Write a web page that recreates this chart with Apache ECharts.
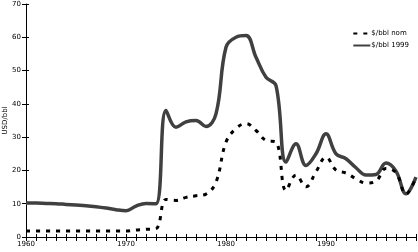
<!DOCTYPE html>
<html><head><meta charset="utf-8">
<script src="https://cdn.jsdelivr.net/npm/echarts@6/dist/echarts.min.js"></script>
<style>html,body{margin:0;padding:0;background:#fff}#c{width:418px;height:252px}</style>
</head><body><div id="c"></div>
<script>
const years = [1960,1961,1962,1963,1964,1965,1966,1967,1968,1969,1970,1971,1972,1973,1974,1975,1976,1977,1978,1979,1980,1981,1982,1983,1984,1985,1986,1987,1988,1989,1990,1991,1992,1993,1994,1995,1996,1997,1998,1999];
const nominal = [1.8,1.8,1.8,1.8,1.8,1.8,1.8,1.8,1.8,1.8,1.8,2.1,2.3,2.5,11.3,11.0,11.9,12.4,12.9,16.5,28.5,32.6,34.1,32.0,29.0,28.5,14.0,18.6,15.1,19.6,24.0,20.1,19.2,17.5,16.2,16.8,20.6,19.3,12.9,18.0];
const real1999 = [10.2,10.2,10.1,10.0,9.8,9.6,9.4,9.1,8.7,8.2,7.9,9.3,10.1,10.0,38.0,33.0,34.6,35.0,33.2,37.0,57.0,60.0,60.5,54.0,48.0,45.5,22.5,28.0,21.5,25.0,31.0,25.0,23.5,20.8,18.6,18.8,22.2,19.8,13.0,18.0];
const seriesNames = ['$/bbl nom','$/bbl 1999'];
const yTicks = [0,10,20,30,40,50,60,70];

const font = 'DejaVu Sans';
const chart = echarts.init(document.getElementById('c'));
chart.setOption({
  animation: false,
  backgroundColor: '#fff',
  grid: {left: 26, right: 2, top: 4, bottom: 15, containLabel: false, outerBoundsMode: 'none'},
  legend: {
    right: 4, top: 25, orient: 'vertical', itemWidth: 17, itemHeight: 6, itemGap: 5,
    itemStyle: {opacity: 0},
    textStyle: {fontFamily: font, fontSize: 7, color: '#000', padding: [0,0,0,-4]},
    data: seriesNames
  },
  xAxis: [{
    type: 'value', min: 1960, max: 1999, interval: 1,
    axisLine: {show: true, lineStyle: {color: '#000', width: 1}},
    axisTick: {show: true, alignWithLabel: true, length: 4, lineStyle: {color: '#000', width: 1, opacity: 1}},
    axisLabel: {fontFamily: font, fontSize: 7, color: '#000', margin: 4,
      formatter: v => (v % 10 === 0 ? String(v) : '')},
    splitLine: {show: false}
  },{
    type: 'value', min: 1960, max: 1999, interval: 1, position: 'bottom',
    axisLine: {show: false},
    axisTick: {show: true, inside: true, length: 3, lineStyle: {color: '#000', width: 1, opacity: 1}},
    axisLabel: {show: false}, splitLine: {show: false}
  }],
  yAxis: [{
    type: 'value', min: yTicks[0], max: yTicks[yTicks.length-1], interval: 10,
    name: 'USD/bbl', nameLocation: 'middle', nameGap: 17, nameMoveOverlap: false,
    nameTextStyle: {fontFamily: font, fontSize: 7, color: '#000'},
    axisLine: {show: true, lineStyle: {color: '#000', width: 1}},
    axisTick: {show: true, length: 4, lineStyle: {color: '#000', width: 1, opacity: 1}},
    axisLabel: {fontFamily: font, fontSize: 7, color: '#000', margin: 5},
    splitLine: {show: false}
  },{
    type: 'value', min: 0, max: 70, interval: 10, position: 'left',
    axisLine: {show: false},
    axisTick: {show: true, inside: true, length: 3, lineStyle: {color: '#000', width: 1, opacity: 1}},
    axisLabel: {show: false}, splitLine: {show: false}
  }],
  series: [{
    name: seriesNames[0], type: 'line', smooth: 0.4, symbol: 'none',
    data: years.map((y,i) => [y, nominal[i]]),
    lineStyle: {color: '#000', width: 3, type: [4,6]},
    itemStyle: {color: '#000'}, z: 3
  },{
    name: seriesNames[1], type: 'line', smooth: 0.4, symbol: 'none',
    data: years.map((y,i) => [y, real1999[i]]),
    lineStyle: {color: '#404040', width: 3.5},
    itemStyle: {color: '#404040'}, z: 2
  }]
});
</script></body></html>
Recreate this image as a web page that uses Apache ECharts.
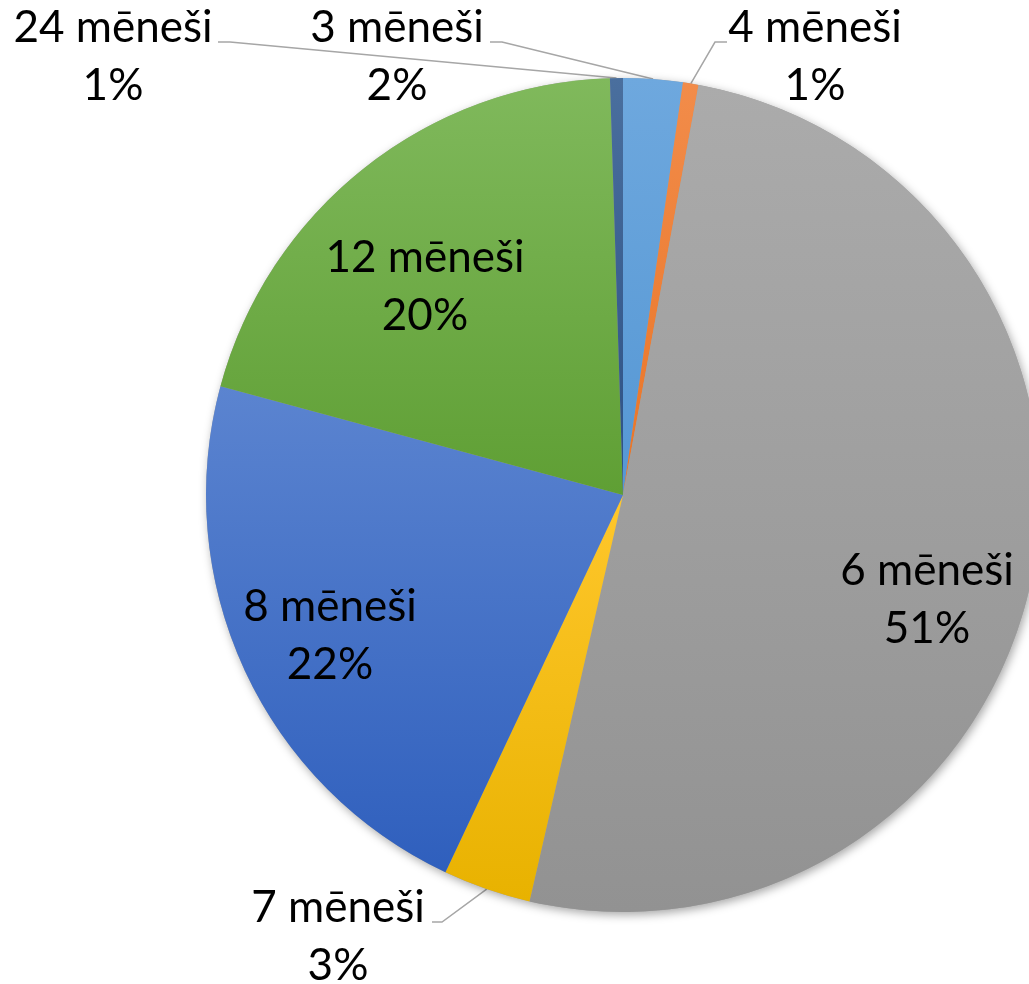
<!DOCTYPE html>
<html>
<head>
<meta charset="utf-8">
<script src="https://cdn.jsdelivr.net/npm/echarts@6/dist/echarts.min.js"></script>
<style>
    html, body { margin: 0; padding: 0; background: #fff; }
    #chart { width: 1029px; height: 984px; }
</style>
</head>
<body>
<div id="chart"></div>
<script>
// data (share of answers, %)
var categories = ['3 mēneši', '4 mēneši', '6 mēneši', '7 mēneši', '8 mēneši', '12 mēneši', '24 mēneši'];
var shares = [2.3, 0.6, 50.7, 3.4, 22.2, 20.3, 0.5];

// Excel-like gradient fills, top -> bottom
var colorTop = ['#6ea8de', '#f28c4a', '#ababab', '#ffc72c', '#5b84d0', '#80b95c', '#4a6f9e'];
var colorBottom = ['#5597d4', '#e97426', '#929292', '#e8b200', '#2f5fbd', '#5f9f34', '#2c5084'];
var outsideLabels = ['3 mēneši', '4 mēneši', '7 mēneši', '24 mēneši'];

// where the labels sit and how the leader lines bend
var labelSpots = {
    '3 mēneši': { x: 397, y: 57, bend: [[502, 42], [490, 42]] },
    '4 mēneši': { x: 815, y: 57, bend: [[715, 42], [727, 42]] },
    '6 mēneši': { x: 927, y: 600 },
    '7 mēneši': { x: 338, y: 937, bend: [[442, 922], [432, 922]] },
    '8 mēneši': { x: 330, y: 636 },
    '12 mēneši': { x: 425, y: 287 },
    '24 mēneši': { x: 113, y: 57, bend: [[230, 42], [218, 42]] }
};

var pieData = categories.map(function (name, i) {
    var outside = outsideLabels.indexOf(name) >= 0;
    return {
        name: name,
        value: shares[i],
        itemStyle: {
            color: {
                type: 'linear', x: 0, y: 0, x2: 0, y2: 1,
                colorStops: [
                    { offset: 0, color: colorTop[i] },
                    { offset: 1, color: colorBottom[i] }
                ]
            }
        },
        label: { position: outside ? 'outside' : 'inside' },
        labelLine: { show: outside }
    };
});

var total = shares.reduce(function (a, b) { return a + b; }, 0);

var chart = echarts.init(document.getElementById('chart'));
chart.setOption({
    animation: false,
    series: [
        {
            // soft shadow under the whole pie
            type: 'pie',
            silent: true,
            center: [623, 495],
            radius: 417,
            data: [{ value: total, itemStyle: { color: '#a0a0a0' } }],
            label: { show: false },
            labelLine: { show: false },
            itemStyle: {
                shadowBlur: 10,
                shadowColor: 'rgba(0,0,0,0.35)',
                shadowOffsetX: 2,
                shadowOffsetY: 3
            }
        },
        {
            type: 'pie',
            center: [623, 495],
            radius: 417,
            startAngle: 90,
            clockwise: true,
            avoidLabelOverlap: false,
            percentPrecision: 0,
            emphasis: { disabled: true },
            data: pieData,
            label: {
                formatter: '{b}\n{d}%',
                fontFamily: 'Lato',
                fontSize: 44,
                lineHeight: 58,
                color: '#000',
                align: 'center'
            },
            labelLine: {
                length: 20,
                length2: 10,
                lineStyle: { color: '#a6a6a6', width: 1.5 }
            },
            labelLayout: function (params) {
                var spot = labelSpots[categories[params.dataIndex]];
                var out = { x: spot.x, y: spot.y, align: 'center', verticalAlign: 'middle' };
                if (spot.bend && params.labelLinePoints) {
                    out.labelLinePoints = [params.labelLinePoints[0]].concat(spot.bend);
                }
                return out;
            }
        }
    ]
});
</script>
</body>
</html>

· · ·

Short exercise - Leave the pictures out and write out every entry exactly as given.

Response -
Write a web page that recreates this chart with Apache ECharts.
<!DOCTYPE html>
<html><head><meta charset="utf-8">
<script src="https://cdn.jsdelivr.net/npm/echarts@6/dist/echarts.min.js"></script>
<style>html,body{margin:0;padding:0;background:#fff}#c{width:418px;height:252px}</style>
</head><body><div id="c"></div>
<script>
const years = [1960,1961,1962,1963,1964,1965,1966,1967,1968,1969,1970,1971,1972,1973,1974,1975,1976,1977,1978,1979,1980,1981,1982,1983,1984,1985,1986,1987,1988,1989,1990,1991,1992,1993,1994,1995,1996,1997,1998,1999];
const nominal = [1.8,1.8,1.8,1.8,1.8,1.8,1.8,1.8,1.8,1.8,1.8,2.1,2.3,2.5,11.3,11.0,11.9,12.4,12.9,16.5,28.5,32.6,34.1,32.0,29.0,28.5,14.0,18.6,15.1,19.6,24.0,20.1,19.2,17.5,16.2,16.8,20.6,19.3,12.9,18.0];
const real1999 = [10.2,10.2,10.1,10.0,9.8,9.6,9.4,9.1,8.7,8.2,7.9,9.3,10.1,10.0,38.0,33.0,34.6,35.0,33.2,37.0,57.0,60.0,60.5,54.0,48.0,45.5,22.5,28.0,21.5,25.0,31.0,25.0,23.5,20.8,18.6,18.8,22.2,19.8,13.0,18.0];
const seriesNames = ['$/bbl nom','$/bbl 1999'];
const yTicks = [0,10,20,30,40,50,60,70];

const font = 'DejaVu Sans';
const chart = echarts.init(document.getElementById('c'));
chart.setOption({
  animation: false,
  backgroundColor: '#fff',
  grid: {left: 26, right: 2, top: 4, bottom: 15, containLabel: false, outerBoundsMode: 'none'},
  legend: {
    right: 4, top: 25, orient: 'vertical', itemWidth: 17, itemHeight: 6, itemGap: 5,
    itemStyle: {opacity: 0},
    textStyle: {fontFamily: font, fontSize: 7, color: '#000', padding: [0,0,0,-4]},
    data: seriesNames
  },
  xAxis: [{
    type: 'value', min: 1960, max: 1999, interval: 1,
    axisLine: {show: true, lineStyle: {color: '#000', width: 1}},
    axisTick: {show: true, alignWithLabel: true, length: 4, lineStyle: {color: '#000', width: 1, opacity: 1}},
    axisLabel: {fontFamily: font, fontSize: 7, color: '#000', margin: 4,
      formatter: v => (v % 10 === 0 ? String(v) : '')},
    splitLine: {show: false}
  },{
    type: 'value', min: 1960, max: 1999, interval: 1, position: 'bottom',
    axisLine: {show: false},
    axisTick: {show: true, inside: true, length: 3, lineStyle: {color: '#000', width: 1, opacity: 1}},
    axisLabel: {show: false}, splitLine: {show: false}
  }],
  yAxis: [{
    type: 'value', min: yTicks[0], max: yTicks[yTicks.length-1], interval: 10,
    name: 'USD/bbl', nameLocation: 'middle', nameGap: 17, nameMoveOverlap: false,
    nameTextStyle: {fontFamily: font, fontSize: 7, color: '#000'},
    axisLine: {show: true, lineStyle: {color: '#000', width: 1}},
    axisTick: {show: true, length: 4, lineStyle: {color: '#000', width: 1, opacity: 1}},
    axisLabel: {fontFamily: font, fontSize: 7, color: '#000', margin: 5},
    splitLine: {show: false}
  },{
    type: 'value', min: 0, max: 70, interval: 10, position: 'left',
    axisLine: {show: false},
    axisTick: {show: true, inside: true, length: 3, lineStyle: {color: '#000', width: 1, opacity: 1}},
    axisLabel: {show: false}, splitLine: {show: false}
  }],
  series: [{
    name: seriesNames[0], type: 'line', smooth: 0.4, symbol: 'none',
    data: years.map((y,i) => [y, nominal[i]]),
    lineStyle: {color: '#000', width: 3, type: [4,6]},
    itemStyle: {color: '#000'}, z: 3
  },{
    name: seriesNames[1], type: 'line', smooth: 0.4, symbol: 'none',
    data: years.map((y,i) => [y, real1999[i]]),
    lineStyle: {color: '#404040', width: 3.5},
    itemStyle: {color: '#404040'}, z: 2
  }]
});
</script></body></html>
Recreate this image as a web page that uses Apache ECharts.
<!DOCTYPE html>
<html>
<head>
<meta charset="utf-8">
<script src="https://cdn.jsdelivr.net/npm/echarts@6/dist/echarts.min.js"></script>
<style>
    html, body { margin: 0; padding: 0; background: #fff; }
    #chart { width: 1029px; height: 984px; }
</style>
</head>
<body>
<div id="chart"></div>
<script>
// data (share of answers, %)
var categories = ['3 mēneši', '4 mēneši', '6 mēneši', '7 mēneši', '8 mēneši', '12 mēneši', '24 mēneši'];
var shares = [2.3, 0.6, 50.7, 3.4, 22.2, 20.3, 0.5];

// Excel-like gradient fills, top -> bottom
var colorTop = ['#6ea8de', '#f28c4a', '#ababab', '#ffc72c', '#5b84d0', '#80b95c', '#4a6f9e'];
var colorBottom = ['#5597d4', '#e97426', '#929292', '#e8b200', '#2f5fbd', '#5f9f34', '#2c5084'];
var outsideLabels = ['3 mēneši', '4 mēneši', '7 mēneši', '24 mēneši'];

// where the labels sit and how the leader lines bend
var labelSpots = {
    '3 mēneši': { x: 397, y: 57, bend: [[502, 42], [490, 42]] },
    '4 mēneši': { x: 815, y: 57, bend: [[715, 42], [727, 42]] },
    '6 mēneši': { x: 927, y: 600 },
    '7 mēneši': { x: 338, y: 937, bend: [[442, 922], [432, 922]] },
    '8 mēneši': { x: 330, y: 636 },
    '12 mēneši': { x: 425, y: 287 },
    '24 mēneši': { x: 113, y: 57, bend: [[230, 42], [218, 42]] }
};

var pieData = categories.map(function (name, i) {
    var outside = outsideLabels.indexOf(name) >= 0;
    return {
        name: name,
        value: shares[i],
        itemStyle: {
            color: {
                type: 'linear', x: 0, y: 0, x2: 0, y2: 1,
                colorStops: [
                    { offset: 0, color: colorTop[i] },
                    { offset: 1, color: colorBottom[i] }
                ]
            }
        },
        label: { position: outside ? 'outside' : 'inside' },
        labelLine: { show: outside }
    };
});

var total = shares.reduce(function (a, b) { return a + b; }, 0);

var chart = echarts.init(document.getElementById('chart'));
chart.setOption({
    animation: false,
    series: [
        {
            // soft shadow under the whole pie
            type: 'pie',
            silent: true,
            center: [623, 495],
            radius: 417,
            data: [{ value: total, itemStyle: { color: '#a0a0a0' } }],
            label: { show: false },
            labelLine: { show: false },
            itemStyle: {
                shadowBlur: 10,
                shadowColor: 'rgba(0,0,0,0.35)',
                shadowOffsetX: 2,
                shadowOffsetY: 3
            }
        },
        {
            type: 'pie',
            center: [623, 495],
            radius: 417,
            startAngle: 90,
            clockwise: true,
            avoidLabelOverlap: false,
            percentPrecision: 0,
            emphasis: { disabled: true },
            data: pieData,
            label: {
                formatter: '{b}\n{d}%',
                fontFamily: 'Lato',
                fontSize: 44,
                lineHeight: 58,
                color: '#000',
                align: 'center'
            },
            labelLine: {
                length: 20,
                length2: 10,
                lineStyle: { color: '#a6a6a6', width: 1.5 }
            },
            labelLayout: function (params) {
                var spot = labelSpots[categories[params.dataIndex]];
                var out = { x: spot.x, y: spot.y, align: 'center', verticalAlign: 'middle' };
                if (spot.bend && params.labelLinePoints) {
                    out.labelLinePoints = [params.labelLinePoints[0]].concat(spot.bend);
                }
                return out;
            }
        }
    ]
});
</script>
</body>
</html>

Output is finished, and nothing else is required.